Got me wondering - we've had way too many shows now dealing with modern digital culture (hello Silicon Valley). There's been some attempts to tell stories from the early days of microcomputers (Halt And Catch Fire for instance), and that makes sense, given that those are the machines that many GenX played with at home or at school.
But Hollywood's version of Silicon Valley - Silvercon Valley? - has yet to celebrate the Minicomputer and Mainframe eras in a real way. They have done a bit of deep diving into the 50s, but only in the form of standard issue Genius Porn where the computer operators who broke wartime codes were like Harry Potter characters or something, with modern social causes overlaid as a historical corrective of sorts, and I somewhat doubt that Turing is any happier for the fact that the world no longer cares that he was gay, but remains unable to grasp the awesome stuff he did do. He's not here for it.

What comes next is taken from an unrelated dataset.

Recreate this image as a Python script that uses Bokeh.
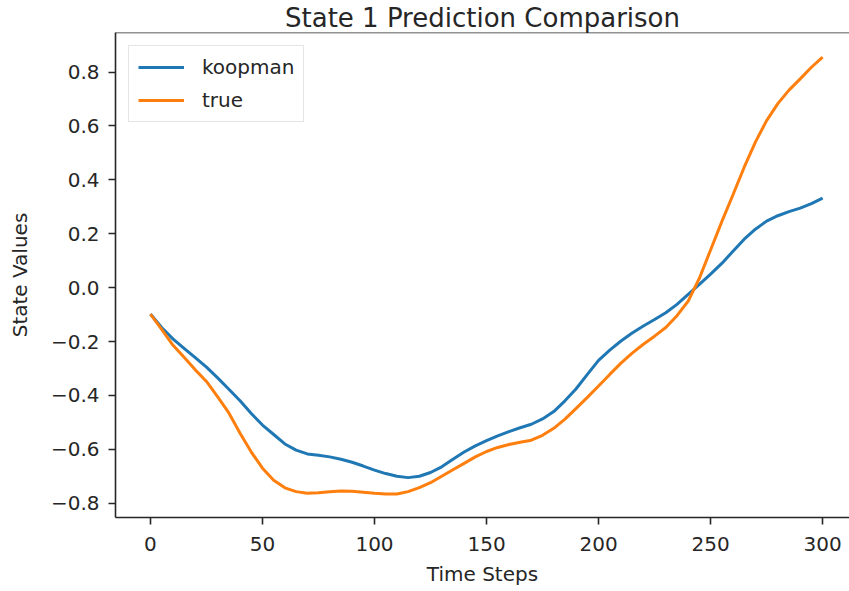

Grim thoughts aside, these PDP-8s and the people who worked with them daily deserve a story, complete with looooots of pornographic shots of the machines themselves. Love stories that begin by someone bumping their true love's pile of punchcards into a game of '52 pickup that ends with lurid shots of stacks of cards being sucked into the reader.

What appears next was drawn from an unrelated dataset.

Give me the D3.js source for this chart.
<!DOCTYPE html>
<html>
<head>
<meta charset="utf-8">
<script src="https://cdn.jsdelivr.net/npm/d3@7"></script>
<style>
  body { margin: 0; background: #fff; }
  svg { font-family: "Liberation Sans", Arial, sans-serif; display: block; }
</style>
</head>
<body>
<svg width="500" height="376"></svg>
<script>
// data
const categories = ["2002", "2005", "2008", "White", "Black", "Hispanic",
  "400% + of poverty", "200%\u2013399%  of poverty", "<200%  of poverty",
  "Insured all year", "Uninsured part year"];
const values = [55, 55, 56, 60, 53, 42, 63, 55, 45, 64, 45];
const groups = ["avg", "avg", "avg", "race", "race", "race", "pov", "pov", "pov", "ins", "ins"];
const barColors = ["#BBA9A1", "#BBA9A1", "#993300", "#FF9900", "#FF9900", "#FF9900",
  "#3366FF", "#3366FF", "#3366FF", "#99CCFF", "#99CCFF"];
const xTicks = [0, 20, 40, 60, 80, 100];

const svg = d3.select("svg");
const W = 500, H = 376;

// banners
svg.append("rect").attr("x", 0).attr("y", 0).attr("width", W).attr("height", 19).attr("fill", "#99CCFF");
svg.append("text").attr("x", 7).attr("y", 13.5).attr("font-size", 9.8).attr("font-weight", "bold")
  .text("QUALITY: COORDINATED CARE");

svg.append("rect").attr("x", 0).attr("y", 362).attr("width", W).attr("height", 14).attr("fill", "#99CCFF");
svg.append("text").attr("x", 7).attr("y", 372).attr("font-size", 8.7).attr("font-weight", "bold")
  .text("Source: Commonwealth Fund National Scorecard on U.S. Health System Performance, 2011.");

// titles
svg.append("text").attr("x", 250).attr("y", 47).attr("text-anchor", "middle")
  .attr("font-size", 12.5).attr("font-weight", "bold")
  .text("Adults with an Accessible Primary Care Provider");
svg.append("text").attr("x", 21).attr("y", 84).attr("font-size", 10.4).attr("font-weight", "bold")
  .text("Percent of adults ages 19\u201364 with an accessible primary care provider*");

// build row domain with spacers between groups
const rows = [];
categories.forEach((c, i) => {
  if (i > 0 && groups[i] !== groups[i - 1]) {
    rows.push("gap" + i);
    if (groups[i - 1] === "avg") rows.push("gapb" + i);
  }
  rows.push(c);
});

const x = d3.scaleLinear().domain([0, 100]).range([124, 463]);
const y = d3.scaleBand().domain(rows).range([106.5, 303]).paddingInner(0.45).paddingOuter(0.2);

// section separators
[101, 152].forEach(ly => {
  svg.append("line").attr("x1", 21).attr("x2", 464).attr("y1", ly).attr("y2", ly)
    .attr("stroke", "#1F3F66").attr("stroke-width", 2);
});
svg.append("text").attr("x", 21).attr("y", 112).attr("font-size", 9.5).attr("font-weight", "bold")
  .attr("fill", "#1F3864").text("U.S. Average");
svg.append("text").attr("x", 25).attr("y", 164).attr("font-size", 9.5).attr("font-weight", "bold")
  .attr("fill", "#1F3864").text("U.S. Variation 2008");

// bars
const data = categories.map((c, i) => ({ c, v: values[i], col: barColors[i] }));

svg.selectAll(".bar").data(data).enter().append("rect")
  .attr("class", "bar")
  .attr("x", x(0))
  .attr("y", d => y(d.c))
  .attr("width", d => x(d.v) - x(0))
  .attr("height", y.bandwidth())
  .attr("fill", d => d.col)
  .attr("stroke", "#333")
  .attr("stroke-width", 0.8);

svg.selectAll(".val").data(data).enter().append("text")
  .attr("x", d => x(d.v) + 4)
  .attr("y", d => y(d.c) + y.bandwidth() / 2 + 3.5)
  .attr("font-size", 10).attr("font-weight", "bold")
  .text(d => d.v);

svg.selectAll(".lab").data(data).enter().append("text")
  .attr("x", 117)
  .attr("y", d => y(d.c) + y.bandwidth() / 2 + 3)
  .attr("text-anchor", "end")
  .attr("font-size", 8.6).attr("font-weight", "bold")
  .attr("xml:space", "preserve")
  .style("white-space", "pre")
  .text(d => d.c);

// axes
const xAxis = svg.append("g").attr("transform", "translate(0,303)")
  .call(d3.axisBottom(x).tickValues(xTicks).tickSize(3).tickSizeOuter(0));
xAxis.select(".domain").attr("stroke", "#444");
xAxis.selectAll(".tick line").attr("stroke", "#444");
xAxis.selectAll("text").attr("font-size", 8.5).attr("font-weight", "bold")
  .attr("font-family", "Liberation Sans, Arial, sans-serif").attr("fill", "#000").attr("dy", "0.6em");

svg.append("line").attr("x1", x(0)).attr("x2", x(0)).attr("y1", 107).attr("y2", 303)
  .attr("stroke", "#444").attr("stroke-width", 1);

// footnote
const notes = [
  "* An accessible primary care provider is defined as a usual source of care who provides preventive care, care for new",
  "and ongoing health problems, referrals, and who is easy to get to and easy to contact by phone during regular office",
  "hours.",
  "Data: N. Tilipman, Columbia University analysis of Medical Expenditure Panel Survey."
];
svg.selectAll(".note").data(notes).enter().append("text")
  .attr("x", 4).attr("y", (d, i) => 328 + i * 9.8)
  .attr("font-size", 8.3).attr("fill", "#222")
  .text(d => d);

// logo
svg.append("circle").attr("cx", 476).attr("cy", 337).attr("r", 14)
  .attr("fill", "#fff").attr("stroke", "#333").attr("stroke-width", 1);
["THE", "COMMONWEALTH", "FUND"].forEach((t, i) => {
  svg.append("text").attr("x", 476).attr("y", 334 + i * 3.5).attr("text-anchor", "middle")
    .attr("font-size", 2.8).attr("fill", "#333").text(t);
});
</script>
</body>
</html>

Anyways, the best story would heroize someone real from the era. I know a lot of stories but cannot really find the one that really deserves someone having a go at making it into a script set in that gorgeous era of earthtoned data.
What do you think, HN?
"The Soul of a New Machine is a non-fiction book written by Tracy Kidder and published in 1981. It chronicles the experiences of a computer engineering team racing to design a next-generation computer at a blistering pace under tremendous pressure. The machine was launched in 1980 as the Data General Eclipse MV/8000.[1]
The book, whose author was described by the New York Times as having "elevated it to a high level of narrative art"[2] is "about real people working on a real computer for a real company,"[3] and it won the 1982 National Book Award for Nonfiction[4] and a Pulitzer Prize for General Non-Fiction."

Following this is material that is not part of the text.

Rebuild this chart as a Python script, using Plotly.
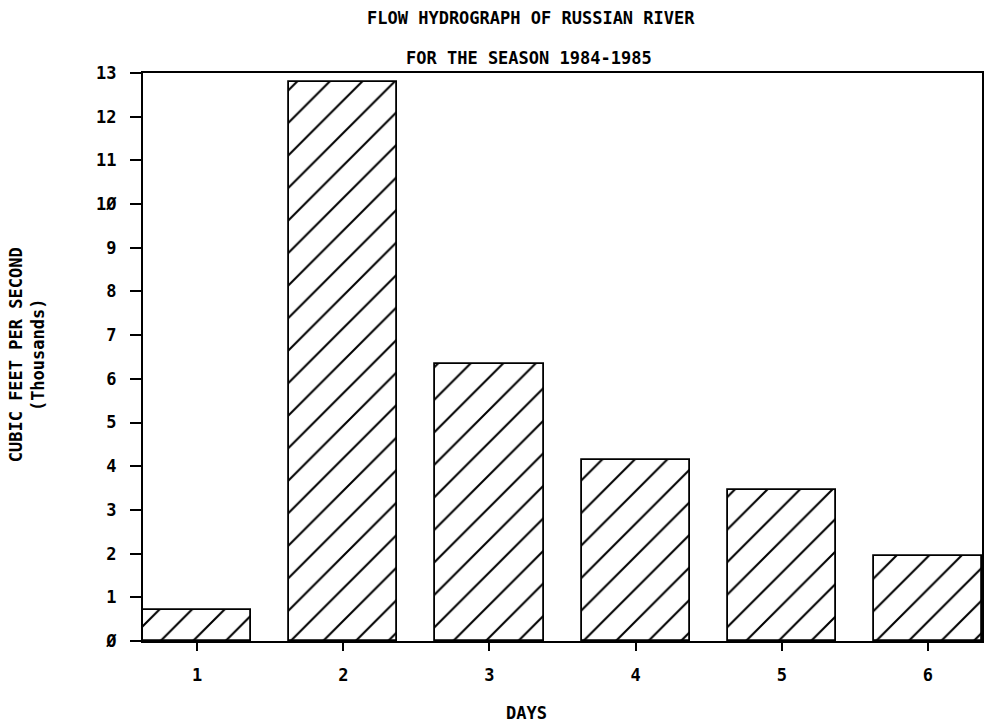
import plotly.graph_objects as go

# Daily flow, thousands of cubic feet per second
days = [1, 2, 3, 4, 5, 6]
day_labels = ["1", "2", "3", "4", "5", "6"]
flow_kcfs = [0.7, 12.8, 6.35, 4.15, 3.45, 1.95]

# Y tick labels use the plotter's slashed zero
y_tickvals = list(range(0, 14))
y_ticktext = ["Ø", "1", "2", "3", "4", "5", "6", "7", "8", "9", "1Ø", "11", "12", "13"]

title_line1 = "FLOW HYDROGRAPH OF RUSSIAN RIVER"
title_line2 = "FOR THE SEASON 1984-1985"
y_title = "CUBIC FEET PER SECOND<br>(Thousands)"
x_title = "DAYS"

FONT = "DejaVu Sans Mono"
W, H = 986, 724
L, R, T, B = 143, 2, 73, 83

fig = go.Figure()
fig.add_trace(go.Bar(
    x=days,
    y=flow_kcfs,
    width=0.74,
    marker=dict(
        color="white",
        line=dict(color="black", width=1.8),
        pattern=dict(shape="/", fgcolor="black", bgcolor="white", fgopacity=1,
                     size=23, solidity=0.09, fillmode="overlay"),
    ),
    showlegend=False,
    hoverinfo="skip",
))

axis_common = dict(
    showline=True, linecolor="black", linewidth=2, mirror=True,
    showgrid=False, zeroline=False,
    ticks="outside", tickcolor="black", tickwidth=1.5,
    tickfont=dict(family=FONT, size=17, color="black", weight="bold"),
)

fig.update_xaxes(range=[0.63, 6.37], tickvals=days, ticktext=day_labels,
                 ticklen=8, ticklabelstandoff=10, **axis_common)
fig.update_yaxes(range=[0, 13], tickvals=y_tickvals, ticktext=y_ticktext,
                 ticklen=11, ticklabelstandoff=10, **axis_common)

plot_w = W - L - R
plot_h = H - T - B

def px_x(x):
    return (x - L) / plot_w

def px_y(y):
    return (H - B - y) / plot_h

text_font = dict(family=FONT, size=17, color="black", weight="bold")
annotations = [
    dict(text=title_line1, x=px_x(532), y=px_y(18)),
    dict(text=title_line2, x=px_x(530), y=px_y(58)),
    dict(text=x_title, x=px_x(527), y=px_y(713)),
    dict(text=y_title, x=px_x(27), y=px_y(355), textangle=-90),
]
for a in annotations:
    a.update(xref="paper", yref="paper", showarrow=False,
             xanchor="center", yanchor="middle", font=text_font)

fig.update_layout(
    width=W, height=H,
    margin=dict(l=L, r=R, t=T, b=B, pad=0),
    paper_bgcolor="white", plot_bgcolor="white",
    annotations=annotations,
    bargap=0,
)

fig.write_html("out.html")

There's a story about the IBM System/360 Model 75. The engineers who designed the Model 65 put the registers on roller blinds, so that one row of flashing lights could display one of several different registers. The plan was to do the same for the much-faster Model 75. Senior management is said to have nixed that: if the machine costs 3 times as much as the 65, it must have 3 times as many lights. So the 75 lost its roller blinds.
https://www.amazon.com/UNIX-History-Memoir-Brian-Kernighan/d...
He was working for the Columbia, SC city government on maintaining the code on their mainframe. However, due to some bureaucratic mixup, he never got the parking pass he was supposed to get, and kept getting parking tickets. But, as it so happened, the tickets were issued by the mainframe he was programming. So he just changed the code to make all of his parking tickets disappear.
https://www.youtube.com/watch?v=EY6q5dv_B-o
...not to mention Ken's story of Doug McIlroy writing a compiler for TCG on a sheet of paper, then using it to compile itself - by hand - thus "feeding his sheet of paper his sheet of paper."
Runner-up: the story of Texas instruments, and their innovative use of cheap transistors.
I'd like to suggest a larger project: a history of the features we've come to call a "computer". For example, the stack. The PDP-8 didn't have one. Programmers would roll their own in software, usually with the limitation that you could only have 1 level of call, because you only stored one return address.
So; what machine gave us the first hardware version of the stack? When did using a stack become the job of the designer, not the programmer? As far as I can tell, the first one was the Burroughs B5000. In fact, I'd wager the B5000 architecture pretty much set the standard for all computers that followed.
But I think that story would be really interesting. As long as it's not only about the tech, but about all the people who tried, and the one(s) who succeeded. Not just a single feature, but the set of features that we now consider to be required for a "real" computer.
There were a few decades of research into symbolic AI and expert systems - "Good Old-Fashioned Artificial Intelligence" before the modern deep-learning revolution. Lots of promise, interesting research, and very cool (and esoteric) hardware came out of it, which never found wide application outside the lab. You could pitch it as a sort of analogue to Who Killed the Electric Car? (2006).
Lee Felsenstein - Homebrew Compter Club, Osborne 1, Sol-20 (this + Community Memory is a good story)
Ed Roberts - MITS
Nat Wadsworth - created a PC in 1973, heartbraking story http://www.willegal.net/feature_stories/Nat%20Wadsworth%20-%...
Dr Robert Suding - Create Digital Group computers
Robert Noyce - Founder of Fairfield semi and Intel. Really good book called The Man Behind The Microchip
[1] "How to Think about Parallel Programming: Not!" - Guy L. Steele Jr. (Strange Loop 2010) https://www.youtube.com/watch?v=dPK6t7echuA
The first part of the book describes MIT's Project MAC and AI Lab, from the TX-0 to the PDP-10.
The first third of Hackers by Steven Levy has some interesting stories about the PDP-8 I think also could be adapted to film.